Exercise aim:
Begin with the first line of the material and write out each line exactly, ending with the line that contains "y2021 = [51.9, 43.2, 50.1, 45.3, 42.4, 41.2, 41.3]". Pictures are not part of the copy.

Provided material:
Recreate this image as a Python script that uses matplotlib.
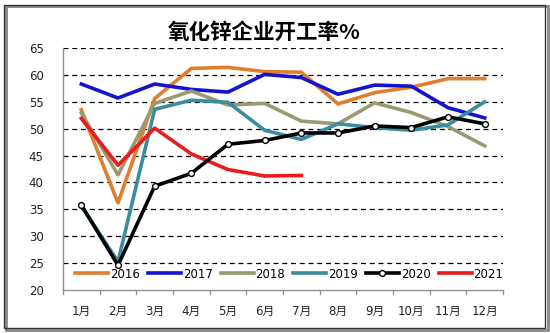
import matplotlib
matplotlib.use("Agg")
import matplotlib.pyplot as plt
from matplotlib.patches import Rectangle

plt.rcParams['font.family'] = ['DejaVu Sans', 'Noto Sans CJK SC']

months = ['1月', '2月', '3月', '4月', '5月', '6月', '7月', '8月', '9月', '10月', '11月', '12月']

y2016 = [53.5, 36.2, 55.6, 61.2, 61.4, 60.6, 60.5, 54.6, 56.7, 57.7, 59.3, 59.3]
y2017 = [58.3, 55.7, 58.3, 57.3, 56.8, 60.1, 59.5, 56.4, 58.1, 57.9, 53.9, 52.0]
y2018 = [52.9, 41.4, 54.7, 57.0, 54.4, 54.7, 51.4, 50.9, 54.8, 53.0, 50.4, 46.8]
y2019 = [35.6, 25.3, 53.6, 55.3, 54.9, 49.7, 48.0, 50.9, 50.2, 49.7, 50.7, 55.0]
y2020 = [35.8, 24.6, 39.3, 41.7, 47.1, 47.8, 49.2, 49.2, 50.5, 50.2, 52.2, 50.9]
y2021 = [51.9, 43.2, 50.1, 45.3, 42.4, 41.2, 41.3]

series = [
    ('2016', y2016, '#E07E2E'),
    ('2017', y2017, '#1414CC'),
    ('2018', y2018, '#9A9A70'),
    ('2019', y2019, '#3A8C9E'),
    ('2020', y2020, '#000000'),
    ('2021', y2021, '#E81C1C'),
]

fig = plt.figure(figsize=(5.5, 3.33), dpi=100)
ax = fig.add_axes([63/550, 1-290/333, 440/550, 242/333])

x = list(range(len(months)))
handles = []
for name, vals, color in series:
    xs = x[:len(vals)]
    if name == '2020':
        h, = ax.plot(xs, vals, color=color, lw=2.6, marker='o', ms=4.2,
                     mfc='white', mec='black', mew=1.0, zorder=5)
    else:
        h, = ax.plot(xs, vals, color=color, lw=2.6, zorder=4)
    handles.append(h)

ax.set_xlim(-0.5, 11.5)
ax.set_ylim(20, 65)
ax.set_yticks(range(20, 66, 5))
ax.set_xticks(x)
ax.set_xticklabels(months, fontsize=8.5, color='#222222',
                   fontfamily=['DejaVu Sans', 'Noto Sans CJK SC'])
ax.tick_params(axis='x', length=0, pad=11)
ax.tick_params(axis='y', length=0, pad=14, labelsize=8.5, labelcolor='#222222')

# category boundary tick marks below the x axis
for b in [i + 0.5 for i in range(-1, 12)]:
    ax.plot([b, b], [20, 19.2], color='#909090', lw=0.9, clip_on=False, zorder=3)

for v in range(25, 66, 5):
    ax.axhline(v, color='black', lw=0.9, ls=(0, (4, 3)), zorder=1)

for s in ['top', 'right']:
    ax.spines[s].set_visible(False)
for s in ['left', 'bottom']:
    ax.spines[s].set_color('#909090')
    ax.spines[s].set_linewidth(1.0)

leg = ax.legend(handles, [s[0] for s in series], ncol=6, loc='lower center',
                bbox_to_anchor=(0.514, 0.0), frameon=False, fontsize=8.5,
                handlelength=2.8, handletextpad=0.15, columnspacing=0.68,
                borderaxespad=0.4)
leg.set_zorder(6)

fig.text(0.48, 1-32/333, '氧化锌企业开工率%', ha='center', va='center',
         fontsize=15.5, fontweight='bold', family=['Noto Sans CJK SC'])

# outer frame with a small shadow
fig.patches.append(Rectangle((6/550, 3/333), 542/550, 324/333, transform=fig.transFigure,
                             fill=False, edgecolor='#888888', lw=2.0))
fig.patches.append(Rectangle((4/550, 5/333), 541/550, 323/333, transform=fig.transFigure,
                             fill=False, edgecolor='#333333', lw=1.0))

fig.savefig('out.png', dpi=100)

Solution:
Recreate this image as a Python script that uses matplotlib.
import matplotlib
matplotlib.use("Agg")
import matplotlib.pyplot as plt
from matplotlib.patches import Rectangle

plt.rcParams['font.family'] = ['DejaVu Sans', 'Noto Sans CJK SC']

months = ['1月', '2月', '3月', '4月', '5月', '6月', '7月', '8月', '9月', '10月', '11月', '12月']

y2016 = [53.5, 36.2, 55.6, 61.2, 61.4, 60.6, 60.5, 54.6, 56.7, 57.7, 59.3, 59.3]
y2017 = [58.3, 55.7, 58.3, 57.3, 56.8, 60.1, 59.5, 56.4, 58.1, 57.9, 53.9, 52.0]
y2018 = [52.9, 41.4, 54.7, 57.0, 54.4, 54.7, 51.4, 50.9, 54.8, 53.0, 50.4, 46.8]
y2019 = [35.6, 25.3, 53.6, 55.3, 54.9, 49.7, 48.0, 50.9, 50.2, 49.7, 50.7, 55.0]
y2020 = [35.8, 24.6, 39.3, 41.7, 47.1, 47.8, 49.2, 49.2, 50.5, 50.2, 52.2, 50.9]
y2021 = [51.9, 43.2, 50.1, 45.3, 42.4, 41.2, 41.3]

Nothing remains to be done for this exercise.